THE REQUEST =>
Extract, in full, the lines below, beginning at the first and ending with the line that contains "import plotly.graph_objects as go". Pictures do not belong in the copy.

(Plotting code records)

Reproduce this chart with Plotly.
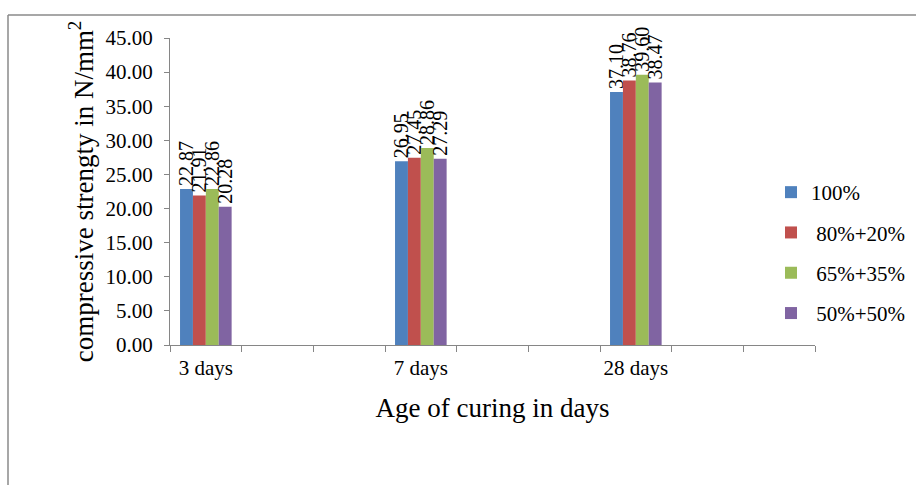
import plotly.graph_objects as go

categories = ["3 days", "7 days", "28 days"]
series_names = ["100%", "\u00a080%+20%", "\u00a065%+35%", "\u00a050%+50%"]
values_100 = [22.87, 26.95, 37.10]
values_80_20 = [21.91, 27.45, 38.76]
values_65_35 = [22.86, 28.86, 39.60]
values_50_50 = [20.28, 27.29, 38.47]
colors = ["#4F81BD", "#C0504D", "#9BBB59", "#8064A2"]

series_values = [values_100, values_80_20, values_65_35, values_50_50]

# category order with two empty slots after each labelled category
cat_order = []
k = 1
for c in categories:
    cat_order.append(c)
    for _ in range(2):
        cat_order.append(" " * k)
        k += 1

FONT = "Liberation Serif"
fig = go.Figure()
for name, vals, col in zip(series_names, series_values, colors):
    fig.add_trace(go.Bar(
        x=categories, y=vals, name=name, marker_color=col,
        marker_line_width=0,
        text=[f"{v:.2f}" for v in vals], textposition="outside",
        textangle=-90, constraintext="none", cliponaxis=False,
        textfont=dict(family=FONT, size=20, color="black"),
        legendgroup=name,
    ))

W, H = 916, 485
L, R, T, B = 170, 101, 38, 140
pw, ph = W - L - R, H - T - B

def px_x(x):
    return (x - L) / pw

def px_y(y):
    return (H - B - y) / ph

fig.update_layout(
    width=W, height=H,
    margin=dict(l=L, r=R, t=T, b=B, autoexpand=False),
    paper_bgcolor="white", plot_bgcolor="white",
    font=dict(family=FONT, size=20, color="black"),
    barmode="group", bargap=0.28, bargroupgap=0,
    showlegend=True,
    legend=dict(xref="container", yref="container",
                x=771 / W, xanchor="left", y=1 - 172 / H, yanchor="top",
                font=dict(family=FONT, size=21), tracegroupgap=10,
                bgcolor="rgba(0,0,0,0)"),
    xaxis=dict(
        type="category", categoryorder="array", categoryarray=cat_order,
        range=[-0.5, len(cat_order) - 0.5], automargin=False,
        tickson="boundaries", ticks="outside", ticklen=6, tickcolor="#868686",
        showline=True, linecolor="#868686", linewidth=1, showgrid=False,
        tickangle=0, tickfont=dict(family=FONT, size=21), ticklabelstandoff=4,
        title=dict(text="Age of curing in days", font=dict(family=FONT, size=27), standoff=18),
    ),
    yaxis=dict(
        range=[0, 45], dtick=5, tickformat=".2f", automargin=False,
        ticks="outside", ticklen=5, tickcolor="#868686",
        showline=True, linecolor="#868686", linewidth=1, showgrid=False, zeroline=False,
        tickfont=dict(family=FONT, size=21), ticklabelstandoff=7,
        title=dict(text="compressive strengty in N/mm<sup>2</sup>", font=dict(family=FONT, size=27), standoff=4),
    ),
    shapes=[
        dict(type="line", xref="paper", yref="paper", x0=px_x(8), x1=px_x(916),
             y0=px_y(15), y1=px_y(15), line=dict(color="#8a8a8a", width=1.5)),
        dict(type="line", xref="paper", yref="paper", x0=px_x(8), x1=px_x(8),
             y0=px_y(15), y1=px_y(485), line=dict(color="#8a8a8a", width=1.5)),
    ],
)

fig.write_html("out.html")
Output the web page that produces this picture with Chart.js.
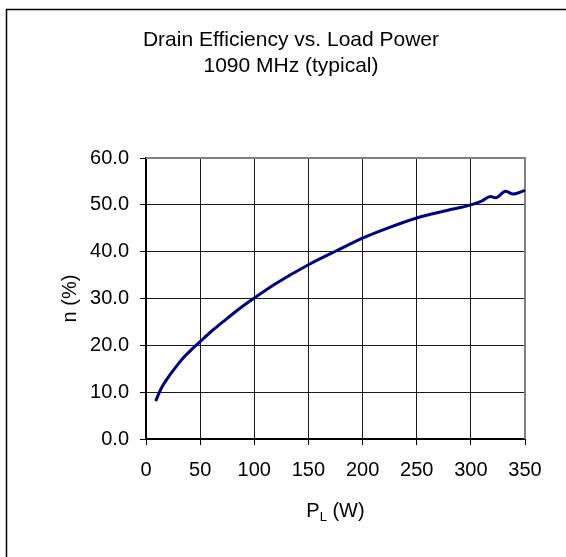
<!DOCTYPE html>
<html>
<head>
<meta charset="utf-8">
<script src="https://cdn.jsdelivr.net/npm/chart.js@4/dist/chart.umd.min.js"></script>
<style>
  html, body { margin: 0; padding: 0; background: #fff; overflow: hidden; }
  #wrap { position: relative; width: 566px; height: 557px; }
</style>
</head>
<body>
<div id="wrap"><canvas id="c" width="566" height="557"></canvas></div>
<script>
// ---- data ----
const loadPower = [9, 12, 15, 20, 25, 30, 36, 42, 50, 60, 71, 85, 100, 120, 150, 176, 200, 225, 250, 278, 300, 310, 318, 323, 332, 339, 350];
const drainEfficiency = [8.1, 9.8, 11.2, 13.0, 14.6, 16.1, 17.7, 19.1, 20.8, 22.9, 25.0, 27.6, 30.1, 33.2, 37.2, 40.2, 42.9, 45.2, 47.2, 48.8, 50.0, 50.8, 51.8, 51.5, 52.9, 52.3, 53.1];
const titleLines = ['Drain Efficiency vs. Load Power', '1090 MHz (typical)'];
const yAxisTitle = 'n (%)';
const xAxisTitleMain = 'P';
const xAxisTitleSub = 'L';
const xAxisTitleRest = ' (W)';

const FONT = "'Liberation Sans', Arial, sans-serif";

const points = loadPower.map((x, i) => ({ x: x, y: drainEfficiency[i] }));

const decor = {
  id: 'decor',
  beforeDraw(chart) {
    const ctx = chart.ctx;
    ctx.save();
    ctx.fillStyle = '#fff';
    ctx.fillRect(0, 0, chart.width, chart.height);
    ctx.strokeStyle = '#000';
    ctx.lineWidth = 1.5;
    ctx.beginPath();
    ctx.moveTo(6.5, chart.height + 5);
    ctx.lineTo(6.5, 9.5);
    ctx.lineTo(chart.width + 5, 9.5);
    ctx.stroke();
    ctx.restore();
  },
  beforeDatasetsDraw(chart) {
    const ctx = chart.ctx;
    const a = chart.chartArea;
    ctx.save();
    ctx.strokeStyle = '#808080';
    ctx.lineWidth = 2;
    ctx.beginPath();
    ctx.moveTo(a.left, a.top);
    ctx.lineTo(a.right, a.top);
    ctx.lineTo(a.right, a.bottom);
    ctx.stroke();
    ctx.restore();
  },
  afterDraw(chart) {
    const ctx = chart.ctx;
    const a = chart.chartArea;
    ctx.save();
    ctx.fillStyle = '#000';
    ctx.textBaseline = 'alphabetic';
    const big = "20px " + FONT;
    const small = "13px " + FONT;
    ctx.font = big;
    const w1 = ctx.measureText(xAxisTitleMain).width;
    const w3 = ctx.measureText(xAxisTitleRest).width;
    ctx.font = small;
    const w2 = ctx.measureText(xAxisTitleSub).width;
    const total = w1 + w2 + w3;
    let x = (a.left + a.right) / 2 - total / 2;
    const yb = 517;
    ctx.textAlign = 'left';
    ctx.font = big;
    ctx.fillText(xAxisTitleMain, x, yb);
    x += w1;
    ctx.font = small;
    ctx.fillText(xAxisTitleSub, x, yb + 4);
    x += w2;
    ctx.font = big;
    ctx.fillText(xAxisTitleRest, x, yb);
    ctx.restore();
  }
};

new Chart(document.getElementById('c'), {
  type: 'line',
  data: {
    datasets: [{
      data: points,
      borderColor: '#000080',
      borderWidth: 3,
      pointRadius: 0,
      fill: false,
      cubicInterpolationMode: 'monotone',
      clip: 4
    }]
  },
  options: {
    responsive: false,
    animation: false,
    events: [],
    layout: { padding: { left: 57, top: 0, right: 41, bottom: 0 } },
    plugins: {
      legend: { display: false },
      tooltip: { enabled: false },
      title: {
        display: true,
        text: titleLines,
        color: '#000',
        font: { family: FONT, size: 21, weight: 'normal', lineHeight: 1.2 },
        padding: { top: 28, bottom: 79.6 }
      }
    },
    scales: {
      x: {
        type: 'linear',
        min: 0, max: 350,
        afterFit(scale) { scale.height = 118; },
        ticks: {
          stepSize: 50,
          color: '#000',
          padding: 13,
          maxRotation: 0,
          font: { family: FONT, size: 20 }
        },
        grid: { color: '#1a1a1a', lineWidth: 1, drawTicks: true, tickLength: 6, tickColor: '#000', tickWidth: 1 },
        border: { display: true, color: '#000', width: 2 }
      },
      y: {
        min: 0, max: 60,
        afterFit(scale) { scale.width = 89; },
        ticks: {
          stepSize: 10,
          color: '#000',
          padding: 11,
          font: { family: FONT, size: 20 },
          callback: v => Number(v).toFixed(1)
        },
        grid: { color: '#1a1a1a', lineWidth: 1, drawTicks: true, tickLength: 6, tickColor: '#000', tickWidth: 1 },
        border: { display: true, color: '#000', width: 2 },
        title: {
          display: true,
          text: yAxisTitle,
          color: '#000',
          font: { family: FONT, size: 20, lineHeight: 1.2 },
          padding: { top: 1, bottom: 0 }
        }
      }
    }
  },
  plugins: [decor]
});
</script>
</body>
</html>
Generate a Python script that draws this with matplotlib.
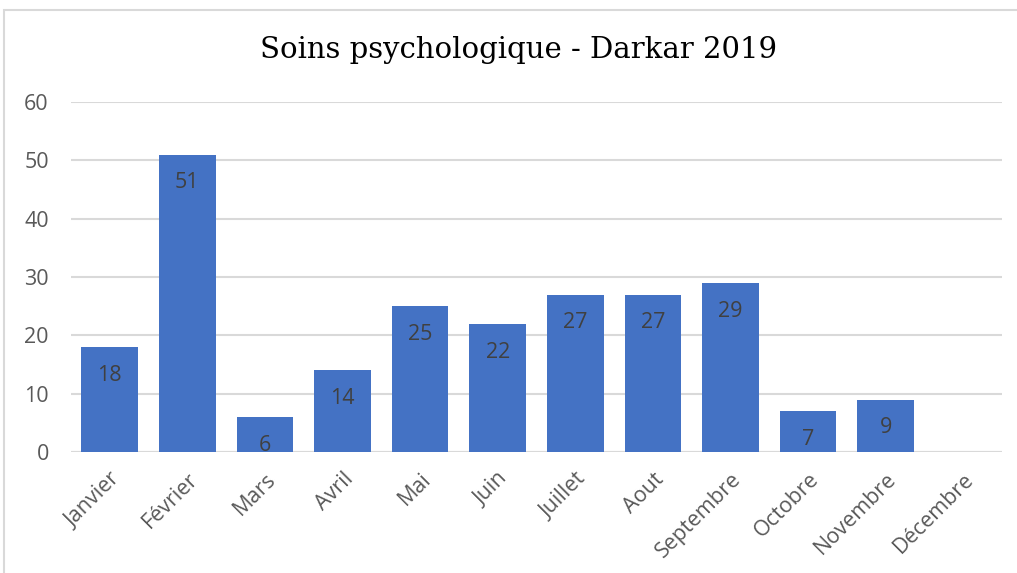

WORKED ANSWER =>
Reproduce this chart with Plotly.
import plotly.graph_objects as go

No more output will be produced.